# Instructions to follow:
Pictures excluded, return the lines below from the first through the line holding "(0,0) rectangle (675,913);".

# Provided data:
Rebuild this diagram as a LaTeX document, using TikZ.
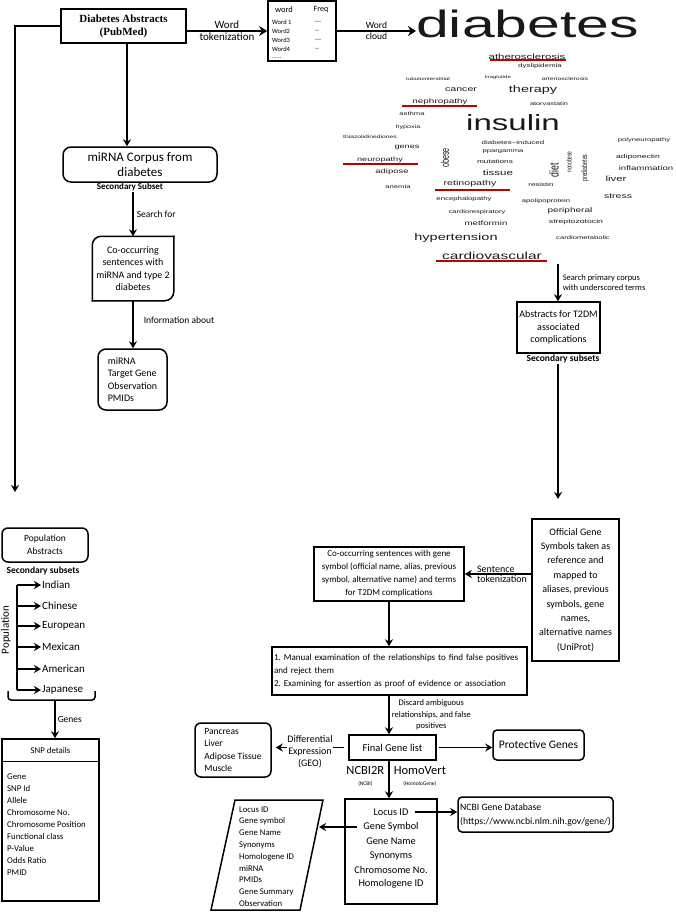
\documentclass[tikz,border=0pt]{standalone}
\usepackage{fontspec}
\setmainfont{Carlito}
\newfontfamily\cloudfont{Liberation Sans}
\newfontfamily\serifbd{Liberation Serif}
\usepackage{graphicx}
\usetikzlibrary{positioning,arrows.meta}
\newcommand{\fsz}[2]{\fontsize{#1}{#2}\selectfont}
\frenchspacing

\begin{document}
\begin{tikzpicture}[x=1pt, y=-1pt,
  box/.style={draw, line width=1.5pt, align=center, inner sep=2pt},
  rbox/.style={box, rounded corners=6pt},
  conn/.style={line width=1.5pt},
  arr/.style={conn, -{Stealth[length=7pt, width=8pt]}},
  bigarr/.style={line width=2.4pt, -{Stealth[length=8pt, width=10pt]}},
  lbl/.style={align=center, inner sep=1pt},
  cw/.style={inner sep=0pt, text=black!90},
  uline/.style={line width=1.2pt, red!75!black},
  listtxt/.style={inner sep=0pt, anchor=west, align=left}
]
\useasboundingbox (0,0) rectangle (675,913);

\node[box, minimum width=125pt, minimum height=34pt, font={\serifbd\bfseries\fsz{11}{13}}] (abs) at (123.5,26) {Diabetes Abstracts\\(PubMed)};
\node[box, line width=1.7pt, minimum width=68pt, minimum height=60pt] (wtab) at (302,31) {};
\node[inner sep=0pt, font=\fsz{8.5}{9}] (twh) at (284,10) {word};
\node[inner sep=0pt, font=\fsz{8}{9}] (tfh) at (321,10) {Freq};
\foreach \w/\f/\y [count=\i] in {Word 1/{-}{-}{-}/22, Word2/{-}{-}/31, Word3/{-}{-}{-}/40, Word4/{-}{-}/49} {
  \node[listtxt, font=\fsz{6.5}{7}] (tw\i) at (272,\y) {\w};
  \node[listtxt, font=\fsz{6.5}{7}] (tf\i) at (315,\y) {\f};
}
\node[listtxt, font=\fsz{6}{6}] (tdots) at (272,58) {......};
\node[cw, anchor=base west, font={\cloudfont\fsz{38}{38}}] (dia) at (416,37) {\scalebox{1.55}[1]{diabetes}};
\draw[bigarr] (abs.east |- wtab.west) -- node[lbl, above, font=\fsz{11}{12}]{Word} node[lbl, below, font=\fsz{11}{12}]{tokenization} (wtab.west);
\draw[bigarr] (wtab.east) -- node[lbl, above, font=\fsz{9.5}{11}]{Word} node[lbl, below, font=\fsz{9.5}{11}]{cloud} (wtab.east -| dia.west);

\foreach \x/\y/\s/\w [count=\i] in {527/57/7.6/atherosclerosis, 540/66/5.3/dyslipidemia, 428/79/4.2/tubulointerstitial,
  498/77/4/liraglutide, 565/79/4.6/arteriosclerosis, 461/90/7.1/cancer, 533/90/9.6/therapy, 440/102/6.6/nephropathy,
  549/104/4.9/atorvastatin, 412/114/5.1/asthma, 513/123/22/insulin, 408/127/4.8/hypoxia, 370/137/4.5/thiazolidinediones,
  644/140/5.1/polyneuropathy, 407/147/6.1/genes, 513/143/5.3/diabetes−induced, 503/152/5.1/ppargamma, 380/160/6.1/neuropathy,
  638/157/5.7/adiponectin, 495/162/5.5/mutations, 646/168/6.4/inflammation, 392/172/6.3/adipose, 498/173/7.7/tissue,
  616/179/7.6/liver, 398/187/5.1/anemia, 470/184/7.1/retinopathy, 541/185/5.3/resistin, 618/196/7/stress,
  464/199/5.2/encephalopathy, 546/201/5.1/apolipoprotein, 477/212/5.1/cardiorespiratory, 570/211/6.7/peripheral,
  486/223/6.4/metformin, 576/222/5.8/streptozotocin, 456/238/9.7/hypertension, 583/238/5.1/cardiometabolic,
  492/256/10.3/cardiovascular}
  \node[cw, font={\cloudfont\fsz{\s}{\s}}] (cw\i) at (\x,\y) {\scalebox{1.5}[1]{\w}};
\foreach \x/\y/\s/\w [count=\i] in {445/158/7.3/obese, 554/170/8.7/diet, 569/162/4.8/nonobese, 585/168/5.2/prediabetes}
  \node[cw, font={\cloudfont\fsz{\s}{\s}}] (cv\i) at (\x,\y) {\rotatebox{90}{\scalebox{1}[1.5]{\w}}};
\foreach \a/\b/\y in {490/566/60, 402/477/106, 343/418/164, 435/510/190, 436/547/261}
  \draw[uline] (\a,\y) -- (\b,\y);

\coordinate (cvend) at (558,264);
\node[box, minimum width=83pt, minimum height=51pt, font=\fsz{10}{12.5}] (t2dm) at (558.5,327.5) {Abstracts for T2DM\\associated\\complications};
\draw[arr] (cvend) -- node[lbl, right=3pt, align=left, font=\fsz{8.5}{10}]{Search primary corpus\\with underscored terms} (cvend |- t2dm.north);
\node[lbl, font={\bfseries\fsz{9.5}{11}}] (sec2) at (563,359) {Secondary subsets};
\coordinate (offin) at (558,499);
\draw[arr] (sec2.south -| cvend) -- (offin);
\node[box, minimum width=87pt, minimum height=142pt, font=\fsz{10}{14.4}] (off) at (575.5,590) {Official Gene\\Symbols taken as\\reference and\\mapped to\\aliases, previous\\symbols, gene\\names,\\alternative names\\(UniProt)};
\node[box, inner xsep=1pt, minimum width=150pt, minimum height=54pt, font=\fsz{9}{13}] (cog) at (389,574) {Co-occurring sentences with gene\\symbol (official name, alias, previous\\symbol, alternative name) and terms\\for T2DM complications};
\draw[arr] (off.west |- cog.east) -- node[lbl, pos=0.84, anchor=south west, font=\fsz{10}{11}]{Sentence} node[lbl, pos=0.84, anchor=north west, font=\fsz{10}{11}]{tokenization} (cog.east);
\node[box, text width=251pt, align=left, minimum height=48pt, font=\fsz{9}{13.3}] (man) at (399.5,671) {1. Manual examination of the relationships to find false positives\\and reject them\\2. Examining for assertion as proof of evidence or association};
\draw[arr] (cog.south) -- (cog.south |- man.north);
\node[box, minimum width=87pt, minimum height=25pt, font=\fsz{10.5}{12}] (fgl) at (392.5,747.5) {Final Gene list};
\draw[arr] (man.south -| cog.south) -- node[lbl, right=1pt, font=\fsz{8.5}{11.5}]{Discard ambiguous\\relationships, and false\\positives} (fgl.north -| cog.south);
\node[rbox, align=left, minimum width=76pt, minimum height=54pt, font=\fsz{9.5}{12.4}] (tis) at (233,750) {Pancreas\\Liver\\Adipose Tissue\\Muscle};
\draw[arr, shorten <=4pt, shorten >=4pt] (fgl.west) -- node[lbl, fill=white, inner sep=0pt, yshift=-4pt, font=\fsz{10}{12}]{Differential\\Expression\\(GEO)} (fgl.west -| tis.east);
\node[rbox, rounded corners=4pt, minimum width=91pt, minimum height=30pt, font=\fsz{11.5}{13}] (prot) at (538.5,745) {Protective Genes};
\draw[arr, shorten <=2pt] (fgl.east) -- (fgl.east -| prot.west);

\node[box, minimum width=92pt, minimum height=105pt] (loc) at (391,851.5) {};
\foreach \t/\y [count=\i] in {Locus ID/812, Gene Symbol/827, Gene Name/841, Synonyms/856, Chromosome No./870, Homologene ID/884}
  \node[inner sep=0pt, font=\fsz{10.3}{12}] (l\i) at (391,\y) {\t};
\draw[arr] (fgl.south -| cog.south) -- node[lbl, left=3pt, yshift=3pt, font=\fsz{12.5}{13}]{NCBI2R\\[-2pt]\fsz{5.5}{6}(NCBI)} node[lbl, right=3pt, yshift=3pt, font=\fsz{12.5}{13}]{HomoVert\\[-2pt]\fsz{5.5}{6}(HomoloGene)} (loc.north -| cog.south);
\node[rbox, rounded corners=4pt, align=left, inner xsep=1pt, minimum width=155pt, minimum height=35pt, font=\fsz{9.7}{14}] (ncbi) at (535.5,814.5) {NCBI Gene Database\\(https://www.ncbi.nlm.nih.gov/gene/)};
\draw[arr, shorten <=6pt] (l1.east) -- (l1.east -| ncbi.west);
\node[listtxt, font=\fsz{8.7}{11.8}] (plist) at (239,856.5) {Locus ID\\Gene symbol\\Gene Name\\Synonyms\\Homologene ID\\miRNA\\PMIDs\\Gene Summary\\Observation};
\draw[conn] (235,800) -- (323,800) -- (300,910) -- (211,910) -- cycle;
\coordinate (pin) at (319,827);
\draw[arr, shorten <=6pt] (l2.west) -- (l2.west -| pin);

\coordinate (popin) at (15,492);
\draw[arr] (abs.west) -| (popin);
\node[rbox, rounded corners=8pt, minimum width=154pt, minimum height=35pt, font=\fsz{13}{15}] (corp) at (140,164.5) {miRNA Corpus from\\diabetes};
\coordinate (absdn) at ([xshift=3.5pt]abs.south);
\draw[arr] (absdn) -- (absdn |- corp.north);
\node[lbl, font={\bfseries\fsz{9}{10}}] (sec1) at (130,187) {Secondary Subset};
\node[box, draw=none, minimum width=80pt, minimum height=63pt, font=\fsz{10}{12.2}] (cooc) at (133,268.5) {Co-occurring\\sentences with\\miRNA and type 2\\diabetes};
\draw[conn, rounded corners=9pt, line cap=rect] (cooc.south west) -- (cooc.north west) -- (cooc.north east);
\draw[conn, rounded corners=9pt, line cap=rect] (cooc.north east) -- (cooc.south east) -- (cooc.south west);
\draw[arr] (sec1.south -| cooc.north) -- node[lbl, right=2pt, font=\fsz{9.5}{11}]{Search for} (cooc.north);
\node[rbox, rounded corners=8pt, align=left, minimum width=69pt, minimum height=61pt, font=\fsz{10}{12.5}] (mirna) at (132.5,379.5) {miRNA\\Target Gene\\Observation\\PMIDs};
\draw[arr] (cooc.south) -- node[lbl, right=9pt, yshift=4pt, font=\fsz{9.5}{11}]{Information about} (cooc.south |- mirna.north);

\node[rbox, minimum width=86pt, minimum height=34pt, font=\fsz{9.5}{12.7}] (popabs) at (45,545) {Population\\Abstracts};
\node[lbl, font={\bfseries\fsz{9.5}{11}}] (sec3) at (43,571) {Secondary subsets};
\coordinate (spine) at (17,585);
\foreach \p/\y [count=\i] in {Indian/585, Chinese/606, European/626, Mexican/647, American/669, Japanese/690} {
  \node[listtxt, inner sep=1pt, font=\fsz{11}{12}] (pop\i) at (41,\y) {\p};
  \draw[arr] (spine |- pop\i.west) -- (pop\i.west);
}
\draw[conn] (spine) -- (spine |- pop6.west);
\node[lbl, font=\fsz{11}{12}] (poplbl) at (6,630) {\rotatebox{90}{Population}};
\draw[conn, rounded corners=3pt] (8,691) -- (8,700) -- (95,700) -- (95,691);
\coordinate (brc) at (55,700);
\node[box, minimum width=97pt, minimum height=162pt] (snp) at (50.5,820) {};
\draw[arr] (brc) -- node[lbl, right=1pt, font=\fsz{9.5}{11}]{Genes} (brc |- snp.north);
\node[inner sep=0pt, font=\fsz{8.8}{10}] (snph) at (50.5,750) {SNP details};
\draw[conn] ([yshift=-23pt]snp.north west) -- ([yshift=-23pt]snp.north east);
\foreach \t [count=\i] in {Gene, SNP Id, Allele, Chromosome No., Chromosome Position, Functional class, P-Value, Odds Ratio, PMID}
  \node[listtxt, font=\fsz{8.8}{10}] (snp\i) at (7,{777+11.9*(\i-1)}) {\t};
\end{tikzpicture}
\end{document}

# In response:
Rebuild this diagram as a LaTeX document, using TikZ.
\documentclass[tikz,border=0pt]{standalone}
\usepackage{fontspec}
\setmainfont{Carlito}
\newfontfamily\cloudfont{Liberation Sans}
\newfontfamily\serifbd{Liberation Serif}
\usepackage{graphicx}
\usetikzlibrary{positioning,arrows.meta}
\newcommand{\fsz}[2]{\fontsize{#1}{#2}\selectfont}
\frenchspacing

\begin{document}
\begin{tikzpicture}[x=1pt, y=-1pt,
  box/.style={draw, line width=1.5pt, align=center, inner sep=2pt},
  rbox/.style={box, rounded corners=6pt},
  conn/.style={line width=1.5pt},
  arr/.style={conn, -{Stealth[length=7pt, width=8pt]}},
  bigarr/.style={line width=2.4pt, -{Stealth[length=8pt, width=10pt]}},
  lbl/.style={align=center, inner sep=1pt},
  cw/.style={inner sep=0pt, text=black!90},
  uline/.style={line width=1.2pt, red!75!black},
  listtxt/.style={inner sep=0pt, anchor=west, align=left}
]
\useasboundingbox (0,0) rectangle (675,913);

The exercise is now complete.